As concerns surrounding player safety continue to grow in the world of football, a bill that would ban children under 12 from playing tackle football is receiving renewed attention. New York State Assembly bill A04116, introduced by Senator Luis Sepulveda, is the tenth attempt to push the legislation. The recent hospitalization of Buffalo Bills safety Damar Hamlin has once again sparked conversations around player health.
According to a recent poll conducted by the Siena College Research Institute and St. Bonaventure University, seven out of ten people support rules to make football safer. Additionally, 71% of football fans believe that doctors, who are not paid by football teams, should make the decision on whether an injured player can re-enter the game.
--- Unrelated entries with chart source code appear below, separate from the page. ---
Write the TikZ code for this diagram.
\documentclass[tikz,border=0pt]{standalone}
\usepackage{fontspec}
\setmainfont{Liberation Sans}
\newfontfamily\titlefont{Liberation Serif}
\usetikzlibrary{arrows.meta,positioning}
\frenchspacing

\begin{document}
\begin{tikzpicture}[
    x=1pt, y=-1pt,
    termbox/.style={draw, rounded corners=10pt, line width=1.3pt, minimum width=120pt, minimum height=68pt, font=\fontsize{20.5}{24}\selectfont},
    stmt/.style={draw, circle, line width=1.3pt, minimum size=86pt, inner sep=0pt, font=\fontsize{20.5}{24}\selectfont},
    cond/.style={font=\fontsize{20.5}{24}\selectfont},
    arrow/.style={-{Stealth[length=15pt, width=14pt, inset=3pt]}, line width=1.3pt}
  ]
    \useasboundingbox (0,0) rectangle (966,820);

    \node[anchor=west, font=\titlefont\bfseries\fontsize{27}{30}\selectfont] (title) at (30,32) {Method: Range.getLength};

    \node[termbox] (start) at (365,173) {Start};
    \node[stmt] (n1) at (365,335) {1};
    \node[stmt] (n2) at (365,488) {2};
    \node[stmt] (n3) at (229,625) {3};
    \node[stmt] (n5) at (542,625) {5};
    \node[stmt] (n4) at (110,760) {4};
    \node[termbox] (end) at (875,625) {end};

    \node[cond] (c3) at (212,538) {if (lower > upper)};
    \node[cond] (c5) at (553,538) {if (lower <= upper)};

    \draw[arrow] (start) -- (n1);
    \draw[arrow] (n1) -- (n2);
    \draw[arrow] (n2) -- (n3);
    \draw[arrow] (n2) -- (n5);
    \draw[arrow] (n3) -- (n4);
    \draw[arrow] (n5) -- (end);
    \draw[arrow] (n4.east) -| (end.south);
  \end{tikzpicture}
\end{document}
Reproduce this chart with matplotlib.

Chronic Traumatic Encephalopathy (CTE), a brain disease caused by repeated head trauma, is one of the neurological injuries that fans believe should be prevented through new rules. In a 2017 study, the brains of 202 deceased football players, including 111 NFL players, were examined and 87% of the players were diagnosed with CTE, with 99% of the NFL players being diagnosed as well.
The recent case of Demaryius Thomas, an NFL wide receiver who died in December 2021 and was later revealed to have suffered from CTE, highlights the serious implications of repeated head trauma. Thomas was dealing with depression and anxiety before his death.
This proposed ban on tackle football for children under 12 comes a month after Damar Hamlin suffered from cardiac arrest during a game against the Cincinnati Bengals. As the discussion around player safety and the impact of football on player health continues, this bill is gaining traction as a solution to protect young brains.